SAN FRANCISCO (Bloomberg) -- Tesla Motors Inc. will begin deliveries of the Model X sport utility vehicle in three to four months, keeping close to the timeline the electric-car maker laid out earlier this year, CEO Elon Musk said.

"The Model X will be a better SUV than the Model S is a sedan," Musk, 43, said Tuesday at Tesla's annual shareholders meeting, held at the Computer History Museum in Mountain View, Calif.

He also said CFO Deepak Ahuja will retire at the end of this year.

Musk said he's been driving the latest prototype of the Model X, which Tesla first unveiled as a concept in February 2012 and previously sought to have ready by the end of 2014.

More recently, Tesla told investors that initial deliveries to customers, several of whom have been waiting for more than three years, would begin late in the third quarter.

The smallest and youngest publicly held U.S. automaker is investing heavily in growth as it prepares to begin selling the Model X. Tesla is increasing production, building its battery factory east of Reno, Nev., and diversifying beyond cars, with a suite of battery products for homes, businesses and utilities.

Car-based SUVs are popular among female drivers, and in a January interview with Bloomberg, Musk said that the Model X is drawing more than half its orders from women.
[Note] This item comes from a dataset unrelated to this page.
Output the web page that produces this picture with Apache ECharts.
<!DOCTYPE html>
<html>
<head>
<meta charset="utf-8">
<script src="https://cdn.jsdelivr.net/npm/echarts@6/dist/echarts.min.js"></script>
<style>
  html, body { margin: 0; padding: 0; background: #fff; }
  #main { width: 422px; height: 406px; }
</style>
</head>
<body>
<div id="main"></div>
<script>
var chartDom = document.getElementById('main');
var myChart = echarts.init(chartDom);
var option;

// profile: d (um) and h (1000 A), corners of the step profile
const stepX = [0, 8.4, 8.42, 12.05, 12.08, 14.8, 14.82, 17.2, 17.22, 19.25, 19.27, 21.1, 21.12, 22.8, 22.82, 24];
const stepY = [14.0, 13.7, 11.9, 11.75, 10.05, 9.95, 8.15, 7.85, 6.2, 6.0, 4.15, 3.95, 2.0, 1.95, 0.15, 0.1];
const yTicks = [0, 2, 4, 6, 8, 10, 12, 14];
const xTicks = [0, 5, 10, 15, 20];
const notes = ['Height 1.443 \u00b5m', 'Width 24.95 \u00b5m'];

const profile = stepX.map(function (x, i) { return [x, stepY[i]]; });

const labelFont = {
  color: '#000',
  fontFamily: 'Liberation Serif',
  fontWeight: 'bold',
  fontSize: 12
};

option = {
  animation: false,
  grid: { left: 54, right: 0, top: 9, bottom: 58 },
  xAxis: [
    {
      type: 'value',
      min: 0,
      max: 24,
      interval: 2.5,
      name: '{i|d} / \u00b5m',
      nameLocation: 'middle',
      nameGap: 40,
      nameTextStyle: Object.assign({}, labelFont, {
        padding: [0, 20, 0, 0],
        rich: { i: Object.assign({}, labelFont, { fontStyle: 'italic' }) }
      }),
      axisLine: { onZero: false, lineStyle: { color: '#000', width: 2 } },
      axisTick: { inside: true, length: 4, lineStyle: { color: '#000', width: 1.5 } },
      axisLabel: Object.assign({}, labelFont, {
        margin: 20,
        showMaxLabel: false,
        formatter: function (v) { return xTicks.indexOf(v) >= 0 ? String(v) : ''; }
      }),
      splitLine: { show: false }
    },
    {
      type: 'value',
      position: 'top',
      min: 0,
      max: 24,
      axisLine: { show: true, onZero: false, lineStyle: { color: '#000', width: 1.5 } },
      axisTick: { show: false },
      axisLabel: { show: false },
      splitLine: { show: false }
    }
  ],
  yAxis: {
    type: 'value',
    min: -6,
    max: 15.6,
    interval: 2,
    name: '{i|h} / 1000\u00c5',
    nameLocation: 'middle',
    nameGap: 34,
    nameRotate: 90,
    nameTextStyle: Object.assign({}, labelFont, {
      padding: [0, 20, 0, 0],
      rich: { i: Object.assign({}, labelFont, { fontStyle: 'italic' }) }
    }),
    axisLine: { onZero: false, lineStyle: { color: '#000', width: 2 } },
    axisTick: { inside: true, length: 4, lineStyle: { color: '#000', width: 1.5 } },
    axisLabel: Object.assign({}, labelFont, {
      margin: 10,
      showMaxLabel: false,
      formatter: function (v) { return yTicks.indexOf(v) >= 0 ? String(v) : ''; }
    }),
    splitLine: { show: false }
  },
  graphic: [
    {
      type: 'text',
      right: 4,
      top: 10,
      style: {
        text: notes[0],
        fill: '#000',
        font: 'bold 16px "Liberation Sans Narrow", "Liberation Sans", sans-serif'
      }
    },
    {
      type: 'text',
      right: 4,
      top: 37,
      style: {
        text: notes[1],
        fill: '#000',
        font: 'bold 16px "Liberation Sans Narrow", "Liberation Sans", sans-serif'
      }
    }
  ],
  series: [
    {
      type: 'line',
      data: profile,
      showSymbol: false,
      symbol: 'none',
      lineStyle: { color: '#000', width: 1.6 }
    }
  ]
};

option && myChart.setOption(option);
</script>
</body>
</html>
This is a contrast from the predominantly male customer base for its Model S sedan and the Roadster, which the Palo Alto, Calif.-based company no longer sells.

Tesla is also working on the Model 3, to be released in 2017 with a starting price of roughly $35,000. In addition, the company is readying another software upgrade for the Model S, including so-called autopilot driver- assist technology, and "may be able to get it out to early- access customers by the end of this month," Musk said.

CFO's retirement

Ahuja has been Tesla's CFO since 2008, coming from Ford Motor Co. and seeing Tesla through its June 2010 initial public offering. He said he's retiring to pursue other life goals.
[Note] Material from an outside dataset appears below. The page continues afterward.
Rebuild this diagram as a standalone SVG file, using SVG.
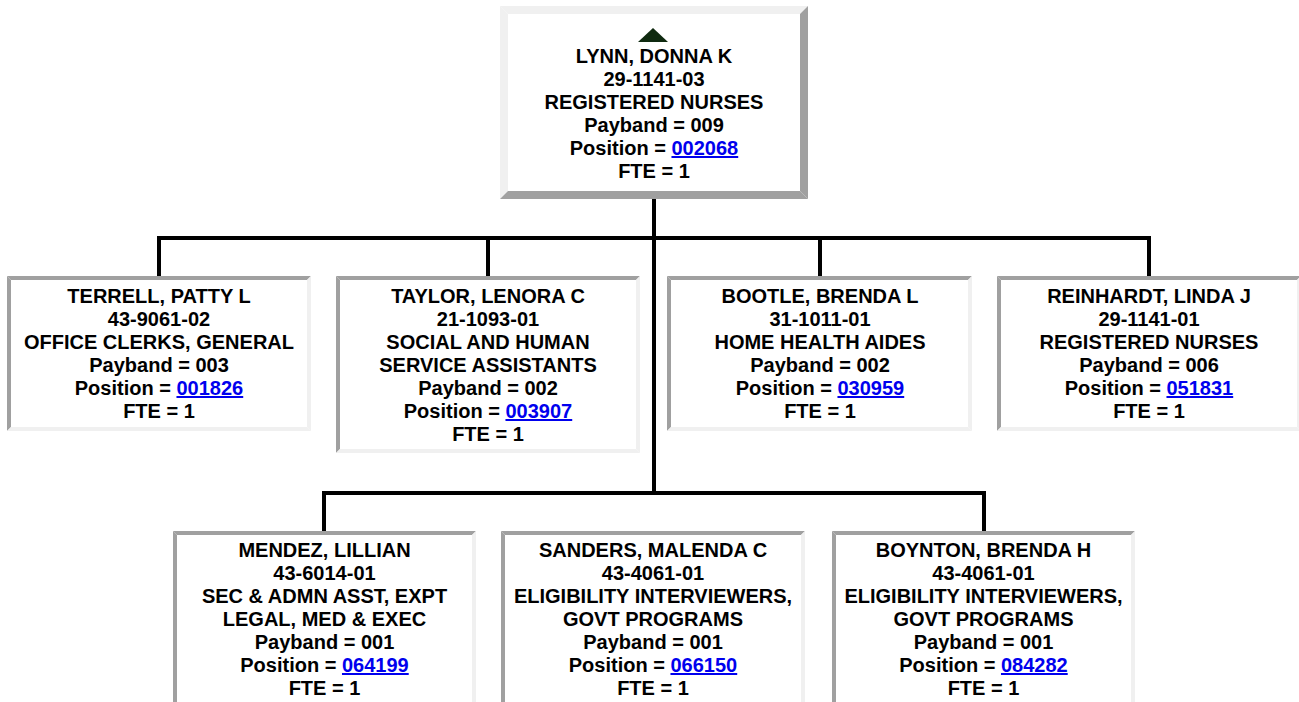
<svg xmlns="http://www.w3.org/2000/svg" width="1299" height="702" viewBox="0 0 1299 702">
<defs>
<style>
.lt{fill:#f0f0f0}
.dk{fill:#a0a0a0}
.in{fill:#ffffff}
text{font-family:"Liberation Sans",Arial,sans-serif;font-weight:bold;font-size:20px;fill:#000;text-anchor:middle}
.lk{fill:#0000ee;text-decoration:underline}
.cn{stroke:#000;stroke-width:4;fill:none}
</style>
</defs>
<rect x="0" y="0" width="1299" height="702" fill="#ffffff"/>
<g id="connectors">
<path class="cn" d="M654 199V493"/>
<path class="cn" d="M157 238H1151"/>
<path class="cn" d="M159 238V276M488 238V276M820 238V276M1149 238V276"/>
<path class="cn" d="M322 493H986"/>
<path class="cn" d="M324 493V531M984 493V531"/>
</g>
<g id="node-lynn">
<rect class="in" x="500" y="6" width="308" height="193"/>
<polygon class="lt" points="500,6 808,6 800,14 508,14"/>
<polygon class="lt" points="500,6 508,14 508,191 500,199"/>
<polygon class="dk" points="500,199 508,191 800,191 808,199"/>
<polygon class="dk" points="808,6 808,199 800,191 800,14"/>
<polygon points="638,42 668,42 653,28" fill="#0f2a10"/>
<text x="654" y="63">LYNN, DONNA K</text>
<text x="654" y="86">29-1141-03</text>
<text x="654" y="109">REGISTERED NURSES</text>
<text x="654" y="132">Payband = 009</text>
<text x="654" y="155">Position = <tspan class="lk">002068</tspan></text>
<text x="654" y="178">FTE = 1</text>
</g>
<g id="node-terrell">
<rect class="in" x="7" y="276" width="304" height="155"/>
<polygon class="dk" points="7,276 311,276 307,280 11,280"/>
<polygon class="dk" points="7,276 11,280 11,427 7,431"/>
<polygon class="lt" points="7,431 11,427 307,427 311,431"/>
<polygon class="lt" points="311,276 311,431 307,427 307,280"/>
<text x="159" y="303">TERRELL, PATTY L</text>
<text x="159" y="326">43-9061-02</text>
<text x="159" y="349">OFFICE CLERKS, GENERAL</text>
<text x="159" y="372">Payband = 003</text>
<text x="159" y="395">Position = <tspan class="lk">001826</tspan></text>
<text x="159" y="418">FTE = 1</text>
</g>
<g id="node-taylor">
<rect class="in" x="336" y="276" width="304" height="177"/>
<polygon class="dk" points="336,276 640,276 636,280 340,280"/>
<polygon class="dk" points="336,276 340,280 340,449 336,453"/>
<polygon class="lt" points="336,453 340,449 636,449 640,453"/>
<polygon class="lt" points="640,276 640,453 636,449 636,280"/>
<text x="488" y="303">TAYLOR, LENORA C</text>
<text x="488" y="326">21-1093-01</text>
<text x="488" y="349">SOCIAL AND HUMAN</text>
<text x="488" y="372">SERVICE ASSISTANTS</text>
<text x="488" y="395">Payband = 002</text>
<text x="488" y="418">Position = <tspan class="lk">003907</tspan></text>
<text x="488" y="441">FTE = 1</text>
</g>
<g id="node-bootle">
<rect class="in" x="667" y="276" width="305" height="155"/>
<polygon class="dk" points="667,276 972,276 968,280 671,280"/>
<polygon class="dk" points="667,276 671,280 671,427 667,431"/>
<polygon class="lt" points="667,431 671,427 968,427 972,431"/>
<polygon class="lt" points="972,276 972,431 968,427 968,280"/>
<text x="820" y="303">BOOTLE, BRENDA L</text>
<text x="820" y="326">31-1011-01</text>
<text x="820" y="349">HOME HEALTH AIDES</text>
<text x="820" y="372">Payband = 002</text>
<text x="820" y="395">Position = <tspan class="lk">030959</tspan></text>
<text x="820" y="418">FTE = 1</text>
</g>
<g id="node-reinhardt">
<rect class="in" x="997" y="276" width="304" height="155"/>
<polygon class="dk" points="997,276 1301,276 1297,280 1001,280"/>
<polygon class="dk" points="997,276 1001,280 1001,427 997,431"/>
<polygon class="lt" points="997,431 1001,427 1297,427 1301,431"/>
<polygon class="lt" points="1301,276 1301,431 1297,427 1297,280"/>
<text x="1149" y="303">REINHARDT, LINDA J</text>
<text x="1149" y="326">29-1141-01</text>
<text x="1149" y="349">REGISTERED NURSES</text>
<text x="1149" y="372">Payband = 006</text>
<text x="1149" y="395">Position = <tspan class="lk">051831</tspan></text>
<text x="1149" y="418">FTE = 1</text>
</g>
<g id="node-mendez">
<rect class="in" x="173" y="531" width="303" height="190"/>
<polygon class="dk" points="173,531 476,531 472,535 177,535"/>
<polygon class="dk" points="173,531 177,535 177,717 173,721"/>
<polygon class="lt" points="476,531 476,721 472,717 472,535"/>
<text x="324.5" y="557">MENDEZ, LILLIAN</text>
<text x="324.5" y="580">43-6014-01</text>
<text x="324.5" y="603">SEC &amp; ADMN ASST, EXPT</text>
<text x="324.5" y="626">LEGAL, MED &amp; EXEC</text>
<text x="324.5" y="649">Payband = 001</text>
<text x="324.5" y="672">Position = <tspan class="lk">064199</tspan></text>
<text x="324.5" y="695">FTE = 1</text>
</g>
<g id="node-sanders">
<rect class="in" x="501" y="531" width="304" height="190"/>
<polygon class="dk" points="501,531 805,531 801,535 505,535"/>
<polygon class="dk" points="501,531 505,535 505,717 501,721"/>
<polygon class="lt" points="805,531 805,721 801,717 801,535"/>
<text x="653" y="557">SANDERS, MALENDA C</text>
<text x="653" y="580">43-4061-01</text>
<text x="653" y="603">ELIGIBILITY INTERVIEWERS,</text>
<text x="653" y="626">GOVT PROGRAMS</text>
<text x="653" y="649">Payband = 001</text>
<text x="653" y="672">Position = <tspan class="lk">066150</tspan></text>
<text x="653" y="695">FTE = 1</text>
</g>
<g id="node-boynton">
<rect class="in" x="832" y="531" width="303" height="190"/>
<polygon class="dk" points="832,531 1135,531 1131,535 836,535"/>
<polygon class="dk" points="832,531 836,535 836,717 832,721"/>
<polygon class="lt" points="1135,531 1135,721 1131,717 1131,535"/>
<text x="983.5" y="557">BOYNTON, BRENDA H</text>
<text x="983.5" y="580">43-4061-01</text>
<text x="983.5" y="603">ELIGIBILITY INTERVIEWERS,</text>
<text x="983.5" y="626">GOVT PROGRAMS</text>
<text x="983.5" y="649">Payband = 001</text>
<text x="983.5" y="672">Position = <tspan class="lk">084282</tspan></text>
<text x="983.5" y="695">FTE = 1</text>
</g>
</svg>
"It has been an honor working for you," Ahuja told Musk at the shareholder meeting. "I have discovered more potential in myself than I could have imagined."
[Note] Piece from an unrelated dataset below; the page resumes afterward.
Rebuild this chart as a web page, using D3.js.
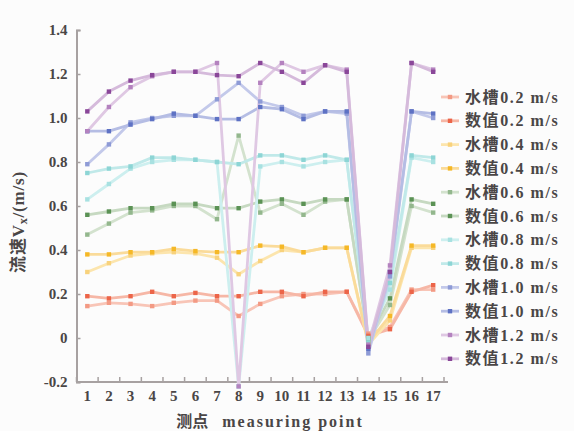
<!DOCTYPE html>
<html><head><meta charset="utf-8">
<script src="https://cdn.jsdelivr.net/npm/d3@7"></script>
<style>
html,body{margin:0;padding:0;background:#fcfcfc;}
svg{display:block;}
</style></head>
<body>
<svg id="chart" width="574" height="431"></svg>
<script>
// ---- data ----
const points = [1,2,3,4,5,6,7,8,9,10,11,12,13,14,15,16,17];
const yTicks = [-0.2,0,0.2,0.4,0.6,0.8,1.0,1.2,1.4];
const yTickLabels = ["-0.2","0","0.2","0.4","0.6","0.8","1.0","1.2","1.4"];
const seriesNames = ["水槽0.2 m/s","数值0.2 m/s","水槽0.4 m/s","数值0.4 m/s","水槽0.6 m/s","数值0.6 m/s","水槽0.8 m/s","数值0.8 m/s","水槽1.0 m/s","数值1.0 m/s","水槽1.2 m/s","数值1.2 m/s"];
const flume02 = [0.145,0.16,0.155,0.145,0.16,0.17,0.17,0.10,0.155,0.19,0.20,0.20,0.21,0.02,0.05,0.22,0.22];
const num02   = [0.19,0.18,0.19,0.21,0.19,0.205,0.19,0.19,0.21,0.21,0.19,0.21,0.21,0.01,0.04,0.21,0.24];
const flume04 = [0.30,0.34,0.375,0.385,0.39,0.385,0.365,0.29,0.35,0.40,0.39,0.41,0.41,-0.03,0.08,0.41,0.41];
const num04   = [0.38,0.38,0.39,0.39,0.405,0.395,0.39,0.39,0.42,0.415,0.39,0.41,0.41,-0.02,0.10,0.42,0.42];
const flume06 = [0.47,0.52,0.57,0.58,0.60,0.60,0.54,0.92,0.57,0.61,0.56,0.62,0.63,-0.01,0.15,0.60,0.57];
const num06   = [0.56,0.575,0.59,0.59,0.61,0.61,0.59,0.59,0.62,0.63,0.61,0.63,0.63,0.00,0.18,0.63,0.61];
const flume08 = [0.63,0.70,0.77,0.80,0.81,0.81,0.80,-0.22,0.78,0.80,0.78,0.80,0.81,0.00,0.22,0.82,0.80];
const num08   = [0.75,0.77,0.78,0.82,0.82,0.81,0.80,0.79,0.83,0.83,0.81,0.83,0.81,-0.02,0.25,0.83,0.82];
const flume10 = [0.79,0.88,0.98,1.00,1.01,1.01,1.085,1.16,1.075,1.05,1.01,1.03,1.02,-0.07,0.28,1.03,1.00];
const num10   = [0.94,0.94,0.97,0.995,1.02,1.01,0.995,0.995,1.05,1.04,0.995,1.03,1.03,-0.05,0.30,1.03,1.02];
const flume12 = [0.94,1.05,1.14,1.19,1.21,1.21,1.25,-0.22,1.16,1.25,1.21,1.24,1.22,-0.03,0.33,1.25,1.22];
const num12   = [1.03,1.12,1.17,1.195,1.21,1.21,1.195,1.19,1.25,1.21,1.16,1.24,1.21,-0.04,0.30,1.25,1.21];
const seriesValues = [flume02,num02,flume04,num04,flume06,num06,flume08,num08,flume10,num10,flume12,num12];

// ---- styles ----
const lineColors = ["#f8c5b7","#f6b7a6","#fce5ad","#fadb9a","#d3e2ce","#c6d9c1","#cdefef","#c0e9e9","#c3c9ea","#b5bde4","#dfc8e3","#d5badb"];
const markColors = ["#f39a84","#ec6549","#f8d27c","#f5b827","#93b78d","#5b9255","#a8e1e1","#8dd5d5","#8e9bd6","#5e72c4","#b482bf","#8a4799"];

const svg = d3.select("#chart");
const x = d3.scaleBand().domain(points).range([76.5, 444]).padding(0);
const y = d3.scaleLinear().domain([-0.2, 1.4]).range([382, 30]);
const cx = d => x(d) + x.bandwidth()/2;

const axisColor = "#a7a1a1";
const textColor = "#4a4646";
const labelFont = "'Liberation Serif','DejaVu Serif',serif";
const mixFont = "'Liberation Serif','Noto Sans CJK SC',serif";

// x axis
const gx = svg.append("g").attr("transform","translate(0,382)")
  .call(d3.axisBottom(x).tickSize(0).tickPadding(8));
gx.select(".domain").remove();
gx.selectAll("text").attr("font-family",labelFont).attr("font-weight","bold")
  .attr("font-size",15).attr("fill",textColor);
const bounds = points.map(p => x(p)).concat([x(17)+x.bandwidth()]);
svg.append("g").selectAll("line").data(bounds).join("line")
  .attr("x1",d=>d).attr("x2",d=>d).attr("y1",382).attr("y2",377)
  .attr("stroke",axisColor).attr("stroke-width",1.5);
svg.append("line").attr("x1",76.5).attr("x2",448).attr("y1",382).attr("y2",382)
  .attr("stroke",axisColor).attr("stroke-width",2);

// y axis
const gy = svg.append("g").attr("transform","translate(76.5,0)")
  .call(d3.axisLeft(y).tickValues(yTicks).tickSize(-4).tickPadding(9)
    .tickFormat((d,i) => yTickLabels[i]));
gy.select(".domain").attr("stroke",axisColor).attr("stroke-width",2);
gy.selectAll(".tick line").attr("stroke",axisColor).attr("stroke-width",1.5);
gy.selectAll("text").attr("font-family",labelFont).attr("font-weight","bold")
  .attr("font-size",15).attr("fill",textColor);

// series
const line = d3.line().x((d,i)=>cx(points[i])).y(d=>y(d));
seriesValues.forEach((vals,k)=>{
  svg.append("path").datum(vals).attr("d",line)
    .attr("fill","none").attr("stroke",lineColors[k]).attr("stroke-width",2.8)
    .attr("stroke-linejoin","round");
});
seriesValues.forEach((vals,k)=>{
  svg.append("g").selectAll("rect").data(vals).join("rect")
    .attr("x",(d,i)=>cx(points[i])-2.2).attr("y",d=>y(d)-2.2)
    .attr("width",4.4).attr("height",4.4).attr("fill",markColors[k]);
});

// legend
const lg = svg.append("g");
seriesNames.forEach((name,k)=>{
  const ly = 97 + k*23.8;
  lg.append("line").attr("x1",441).attr("x2",459).attr("y1",ly).attr("y2",ly)
    .attr("stroke",lineColors[k]).attr("stroke-width",2.8);
  lg.append("rect").attr("x",447.8).attr("y",ly-2.2).attr("width",4.4).attr("height",4.4)
    .attr("fill",markColors[k]);
  lg.append("text").attr("x",465).attr("y",ly+5.5).text(name)
    .attr("font-family",mixFont).attr("font-weight","bold")
    .attr("font-size",16).attr("letter-spacing",1.6).attr("fill",textColor);
});

// axis titles
const yt = svg.append("text").attr("transform","translate(24,222) rotate(-90)")
  .attr("text-anchor","middle").attr("font-family",mixFont)
  .attr("font-weight","bold").attr("font-size",17).attr("letter-spacing",0.8).attr("fill",textColor);
yt.append("tspan").text("流速V");
yt.append("tspan").text("x").attr("font-size",12).attr("dy",3);
yt.append("tspan").text("/(m/s)").attr("dy",-3);

const xt = svg.append("text").attr("x",270).attr("y",427).attr("text-anchor","middle")
  .attr("font-family",mixFont)
  .attr("font-weight","bold").attr("font-size",16).attr("fill",textColor);
xt.append("tspan").text("测点");
xt.append("tspan").text("measuring point").attr("dx",14).attr("letter-spacing",2);
</script>
</body></html>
Musk at the meeting also discussed the company's Tesla Energy push into battery products. There has been some confusion between the Powerwall, designed for residences, and the Powerpack, a much larger product aimed at businesses and utilities.

"More than 80 percent of our total energy sales will be at the Powerpack level to utilities and large industrial customers," he said. "That's where the economics are very compelling."

Tesla has just dramatically increased the Powerwall's capability, while keeping the price, about $3,500 with $500 for labor and installation costs, the same, executives said at the meeting.

Stock performance

Tesla shares fell 0.1 percent to $256 at the close Tuesday in New York and were little changed in extended trading.

The stock has gained 15 percent this year, outpacing the 1.5 percent increase for the Russell 1000 Index. Musk has said the company probably won't make money on a net basis until annual sales reach 500,000.

"I expect we'll achieve profitability in 2020," he said at a January event concurrent with the Detroit auto show. Musk is by far Tesla's largest shareholder with 22 percent.

He said in February that at the rate it's growing, if all goes right, Tesla in a decade could be worth as much as Apple Inc., the world's largest company by market valuation, is now.